◆ **Source excerpt**:

○ ○ ○ ○ ○

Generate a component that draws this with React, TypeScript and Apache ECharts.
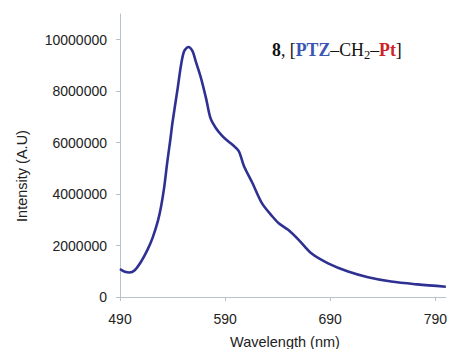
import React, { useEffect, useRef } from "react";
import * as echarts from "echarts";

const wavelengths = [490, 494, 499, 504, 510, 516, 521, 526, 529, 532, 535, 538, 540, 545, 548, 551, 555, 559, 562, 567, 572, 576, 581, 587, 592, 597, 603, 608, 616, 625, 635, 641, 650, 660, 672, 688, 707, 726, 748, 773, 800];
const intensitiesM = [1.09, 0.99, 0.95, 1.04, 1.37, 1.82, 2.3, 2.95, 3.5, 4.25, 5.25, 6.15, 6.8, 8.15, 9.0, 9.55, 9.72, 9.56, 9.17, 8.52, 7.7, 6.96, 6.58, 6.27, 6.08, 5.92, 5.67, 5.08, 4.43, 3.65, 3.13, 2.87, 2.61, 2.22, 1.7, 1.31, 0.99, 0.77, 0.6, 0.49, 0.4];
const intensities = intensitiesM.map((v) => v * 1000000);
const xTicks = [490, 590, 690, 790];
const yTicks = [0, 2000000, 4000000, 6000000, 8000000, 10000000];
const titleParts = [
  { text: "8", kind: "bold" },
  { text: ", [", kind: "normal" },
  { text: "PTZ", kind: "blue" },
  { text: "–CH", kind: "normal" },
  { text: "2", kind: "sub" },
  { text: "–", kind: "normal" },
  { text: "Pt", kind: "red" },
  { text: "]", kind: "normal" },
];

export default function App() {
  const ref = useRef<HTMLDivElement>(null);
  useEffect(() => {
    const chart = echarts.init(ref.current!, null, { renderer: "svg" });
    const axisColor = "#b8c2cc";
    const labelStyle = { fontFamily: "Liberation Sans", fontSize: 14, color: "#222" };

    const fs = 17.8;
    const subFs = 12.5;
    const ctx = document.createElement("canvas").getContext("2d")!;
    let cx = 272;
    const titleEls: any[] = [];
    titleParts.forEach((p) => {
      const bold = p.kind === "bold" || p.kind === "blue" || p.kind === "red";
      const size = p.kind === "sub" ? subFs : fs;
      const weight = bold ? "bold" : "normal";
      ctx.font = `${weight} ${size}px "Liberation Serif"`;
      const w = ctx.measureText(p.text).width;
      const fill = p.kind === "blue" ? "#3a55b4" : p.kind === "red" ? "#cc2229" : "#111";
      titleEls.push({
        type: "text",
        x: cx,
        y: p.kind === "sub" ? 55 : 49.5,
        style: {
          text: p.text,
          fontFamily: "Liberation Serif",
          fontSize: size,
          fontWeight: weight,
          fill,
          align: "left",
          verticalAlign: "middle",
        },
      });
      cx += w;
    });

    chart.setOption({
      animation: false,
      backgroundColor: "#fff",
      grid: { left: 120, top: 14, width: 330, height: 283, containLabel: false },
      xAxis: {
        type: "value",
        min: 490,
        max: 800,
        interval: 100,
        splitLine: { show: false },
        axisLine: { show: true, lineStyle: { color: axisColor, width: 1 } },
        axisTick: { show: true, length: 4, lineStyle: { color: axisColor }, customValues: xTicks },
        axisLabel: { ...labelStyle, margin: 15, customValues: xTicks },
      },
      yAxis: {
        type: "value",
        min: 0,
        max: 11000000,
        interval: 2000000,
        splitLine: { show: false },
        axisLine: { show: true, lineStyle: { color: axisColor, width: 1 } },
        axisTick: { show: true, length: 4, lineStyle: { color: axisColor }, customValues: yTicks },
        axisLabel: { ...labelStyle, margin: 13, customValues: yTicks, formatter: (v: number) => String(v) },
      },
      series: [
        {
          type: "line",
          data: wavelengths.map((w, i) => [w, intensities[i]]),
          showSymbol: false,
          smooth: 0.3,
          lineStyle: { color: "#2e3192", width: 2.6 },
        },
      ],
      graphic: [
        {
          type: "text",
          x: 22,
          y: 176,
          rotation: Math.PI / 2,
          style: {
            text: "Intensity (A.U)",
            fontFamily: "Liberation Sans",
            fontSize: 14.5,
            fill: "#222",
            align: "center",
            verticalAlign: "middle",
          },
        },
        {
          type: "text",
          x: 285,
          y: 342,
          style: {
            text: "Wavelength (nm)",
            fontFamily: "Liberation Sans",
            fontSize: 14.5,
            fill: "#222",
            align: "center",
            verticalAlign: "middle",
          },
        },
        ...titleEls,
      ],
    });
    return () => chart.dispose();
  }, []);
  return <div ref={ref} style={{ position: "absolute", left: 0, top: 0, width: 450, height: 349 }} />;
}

○ ○ ○ ○ ○

◆ **The exercise**: Pictures stay out. Repeat only the lines from the beginning of the data through the line that has "import * as".

◆ **Correct response**:
Generate a component that draws this with React, TypeScript and Apache ECharts.
import React, { useEffect, useRef } from "react";
import * as echarts from "echarts";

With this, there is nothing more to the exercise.